Mechanism: Similar to crib walls, they function based on "gravity." The weight of the stones within the baskets provides sufficient mass to prevent soil displacement. The wire mesh secures the stones while allowing the wall to maintain significant flexibility.

Advantages

• Natural Aesthetic: They offer a rugged, "eco-friendly" appearance.

• Superior Drainage: Water passes through them as effortlessly as through a sieve.

• Flexibility: Highly resistant to ground movement.

Limitations

• Corrosion Risk: In coastal areas, the wire must be PVC-coated to prevent corrosion from salt air.

Reinforced Concrete Cantilever Walls

These are "L-shaped" walls, resembling a large concrete boot, with the "foot" portion embedded beneath the soil.

Applications: Ideal for very steep slopes where space is constrained, yet a permanent solution is necessary.

Mechanism: These walls rely on the weight of the soil for stability. The retained soil rests atop the buried "heel" of the L-shape, anchoring the wall and preventing it from toppling.
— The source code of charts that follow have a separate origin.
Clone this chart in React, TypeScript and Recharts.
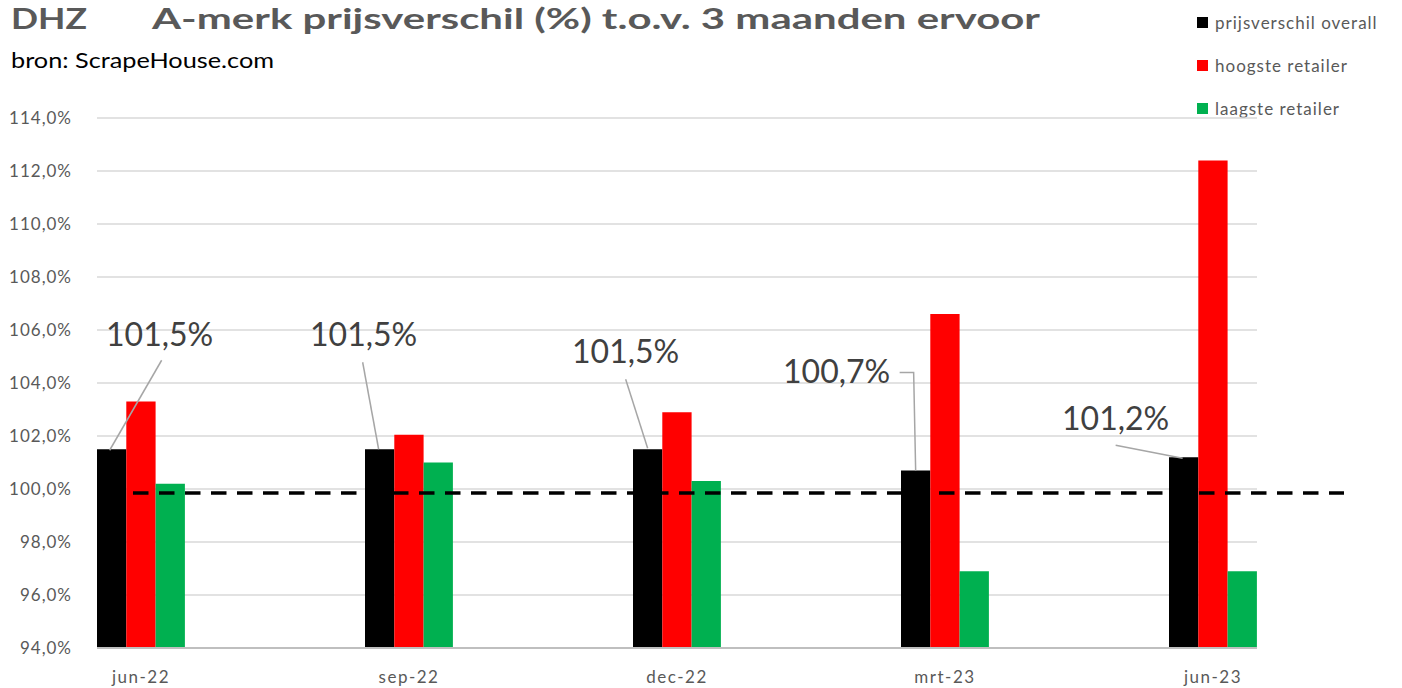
import { Bar, BarChart, CartesianGrid, LabelList, ReferenceLine, XAxis, YAxis } from 'recharts';

const months = ['jun-22', 'sep-22', 'dec-22', 'mrt-23', 'jun-23'];
const overall = [101.5, 101.5, 101.5, 100.7, 101.2];
const highest = [103.3, 102.05, 102.9, 106.6, 112.4];
const lowest = [100.2, 101.0, 100.3, 96.9, 96.9];
const yTicks = [94, 96, 98, 100, 102, 104, 106, 108, 110, 112, 114];
const baseline = 99.85;

const series = [
  { key: 'overall', name: 'prijsverschil overall', color: '#000000' },
  { key: 'highest', name: 'hoogste retailer', color: '#ff0000' },
  { key: 'lowest', name: 'laagste retailer', color: '#00b050' },
];

const data = months.map((month, i) => ({
  month,
  overall: overall[i],
  highest: highest[i],
  lowest: lowest[i],
}));

// callout text centre + leader points, relative to the top centre of the black bar
const callouts = [
  { tx: 48, ty: -114, path: [[-2, 1], [50, -89]] },
  { tx: -16, ty: -114, path: [[-1, 0], [-17, -87]] },
  { tx: -22, ty: -97, path: [[0, -1], [-22, -70]] },
  { tx: -79, ty: -99, path: [[0, 0], [-2, -98], [-16, -98]] },
  { tx: -68, ty: -38, path: [[-1, 1], [-68, -12]] },
];

const font = 'Lato, "Open Sans", sans-serif';
const pct = (v: number) => `${v.toFixed(1).replace('.', ',')}%`;

const Callout = (props: any) => {
  const vb = props.viewBox ?? props;
  const x = vb.x ?? props.x;
  const y = vb.y ?? props.y;
  const width = vb.width ?? props.width;
  const c = callouts[props.index];
  if (!c) return null;
  const cx = x + width / 2;
  const pts = c.path.map(([dx, dy]) => `${cx + dx},${y + dy}`).join(' ');
  return (
    <g>
      <polyline points={pts} fill="none" stroke="#a6a6a6" strokeWidth={1.5} />
      <text x={cx + c.tx} y={y + c.ty} dy="0.35em" textAnchor="middle" fontSize={32} fill="#404040" fontFamily={font}>
        {pct(Number(props.value))}
      </text>
    </g>
  );
};

export default function App() {
  return (
    <div style={{ position: 'absolute', left: 0, top: 0, width: 1402, height: 688, background: '#fff' }}>
      <svg width={1402} height={100} style={{ position: 'absolute', left: 0, top: 0 }}>
        <text x={11} y={29} fontFamily={font} fontWeight={700} fontSize={29} fill="#595959" textLength={76} lengthAdjust="spacingAndGlyphs">
          DHZ
        </text>
        <text x={152} y={29} fontFamily={font} fontWeight={700} fontSize={29} fill="#595959" textLength={888} lengthAdjust="spacingAndGlyphs">
          A-merk prijsverschil (%) t.o.v. 3 maanden ervoor
        </text>
        <text x={11} y={68} fontFamily={font} fontSize={21} fill="#000" textLength={263} lengthAdjust="spacingAndGlyphs">
          bron: ScrapeHouse.com
        </text>
      </svg>
      <div style={{ position: 'absolute', left: 1197, top: 1, fontFamily: font, fontSize: 17, color: '#595959', letterSpacing: 1 }}>
        {series.map((s) => (
          <div key={s.key} style={{ display: 'flex', alignItems: 'center', height: 43 }}>
            <span style={{ width: 11, height: 11, background: s.color, marginRight: 7, display: 'inline-block' }} />
            <span>{s.name}</span>
          </div>
        ))}
      </div>
      <div style={{ position: 'absolute', left: 0, top: 0 }}>
        <BarChart width={1402} height={688} data={data} margin={{ top: 118, right: 145, bottom: 0, left: 0 }} barGap={0} barSize={29.3}>
          <CartesianGrid vertical={false} stroke="#d9d9d9" strokeWidth={1.5} />
          <XAxis
            dataKey="month"
            height={40}
            padding={{ left: -90, right: -90 }}
            tickLine={false}
            tickSize={0}
            tickMargin={23}
            axisLine={{ stroke: '#bfbfbf', strokeWidth: 2 }}
            tick={{ fontSize: 17, fill: '#595959', fontFamily: font, letterSpacing: 1.5 }}
          />
          <YAxis
            width={97}
            domain={[94, 114]}
            ticks={yTicks}
            interval={0}
            tickFormatter={pct}
            tickLine={false}
            tickSize={0}
            tickMargin={25}
            axisLine={false}
            tick={{ fontSize: 17, fill: '#595959', fontFamily: font, letterSpacing: 1 }}
          />
          {series.map((s) => (
            <Bar key={s.key} dataKey={s.key} name={s.name} fill={s.color} isAnimationActive={false}>
              {s.key === 'overall' && <LabelList dataKey="overall" content={Callout} />}
            </Bar>
          ))}
          <ReferenceLine
            y={baseline}
            ifOverflow="visible"
            shape={(p: any) => (
              <line x1={p.x1 + 10} y1={p.y1} x2={p.x2 + 87} y2={p.y2} stroke="#000" strokeWidth={3.5} strokeDasharray="15.5 10.5" />
            )}
          />
        </BarChart>
      </div>
    </div>
  );
}
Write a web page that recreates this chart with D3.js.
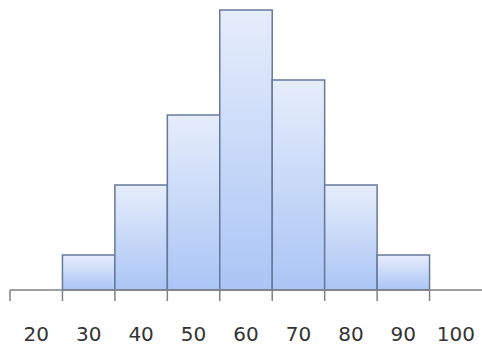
<!DOCTYPE html>
<html>
<head>
<meta charset="utf-8">
<script src="https://cdn.jsdelivr.net/npm/d3@7"></script>
<style>
  html, body { margin: 0; padding: 0; background: #fff; }
  svg { display: block; }
</style>
</head>
<body>
<svg id="chart" width="482" height="352"></svg>
<script>
// Score bins (category labels) and the count in each bin
const categories = ["20", "30", "40", "50", "60", "70", "80", "90", "100"];
const counts = [0, 1, 3, 5, 8, 6, 3, 1, 0];
const yMax = 8;

const svg = d3.select("#chart");
const left = 10, right = 482, baseY = 290, topY = 10;

const x = d3.scaleBand().domain(categories).range([left, right]).padding(0);
const y = d3.scaleLinear().domain([0, yMax]).range([baseY, topY]);

// Soft vertical gradient for the columns
const defs = svg.append("defs");
const grad = defs.append("linearGradient")
  .attr("id", "barFill")
  .attr("x1", 0).attr("y1", 0).attr("x2", 0).attr("y2", 1);
grad.append("stop").attr("offset", "0%").attr("stop-color", "#e6edfb");
grad.append("stop").attr("offset", "100%").attr("stop-color", "#aac5f5");

const data = categories.map((c, i) => ({ cat: c, value: counts[i] }));

svg.append("g")
  .selectAll("rect")
  .data(data.filter(d => d.value > 0))
  .join("rect")
  .attr("x", d => x(d.cat))
  .attr("y", d => y(d.value))
  .attr("width", x.bandwidth())
  .attr("height", d => y(0) - y(d.value))
  .attr("fill", "url(#barFill)")
  .attr("stroke", "#67799a")
  .attr("stroke-width", 1.5);

// Horizontal axis: line with tick marks at bin boundaries
const axisG = svg.append("g");
axisG.append("line")
  .attr("x1", left).attr("x2", right)
  .attr("y1", baseY).attr("y2", baseY)
  .attr("stroke", "#808080").attr("stroke-width", 1.5);

const boundaries = categories.map(c => x(c));
axisG.selectAll("line.tick")
  .data(boundaries)
  .join("line")
  .attr("class", "tick")
  .attr("x1", d => d).attr("x2", d => d)
  .attr("y1", baseY).attr("y2", baseY + 11)
  .attr("stroke", "#808080").attr("stroke-width", 1.5);

// Category labels centred under each bin
const labelAxis = d3.axisBottom(x).tickSize(0).tickPadding(0);
const lg = svg.append("g")
  .attr("transform", `translate(0, ${baseY + 37})`)
  .call(labelAxis);
lg.select(".domain").remove();
lg.selectAll("text")
  .attr("dy", "0.71em")
  .attr("y", 0)
  .style("font-family", "'DejaVu Sans', sans-serif")
  .style("font-size", "20px")
  .style("fill", "#333333");
</script>
</body>
</html>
Advantages & Disadvantages: They are efficient space savers but necessitate professional engineering and skilled construction to ensure proper steel reinforcement placement.

Mechanically Stabilized Earth (MSE) Walls

These walls incorporate layers of durable mesh (geogrid) embedded deep into the soil behind the wall face to cohesively bind the earth.

Applications: Commonly used for large-scale projects or on steep hillsides.

Mechanism: Instead of relying on a heavy wall to retain loose soil, the mesh layers generate friction within the soil, transforming it into a solid, reinforced mass capable of supporting itself.

Advantages

• Seismic Strength: They are considered highly safe during earthquakes, as the reinforced soil behaves as a single, flexible unit.

• Height: Can be constructed significantly taller than many other types of residential walls.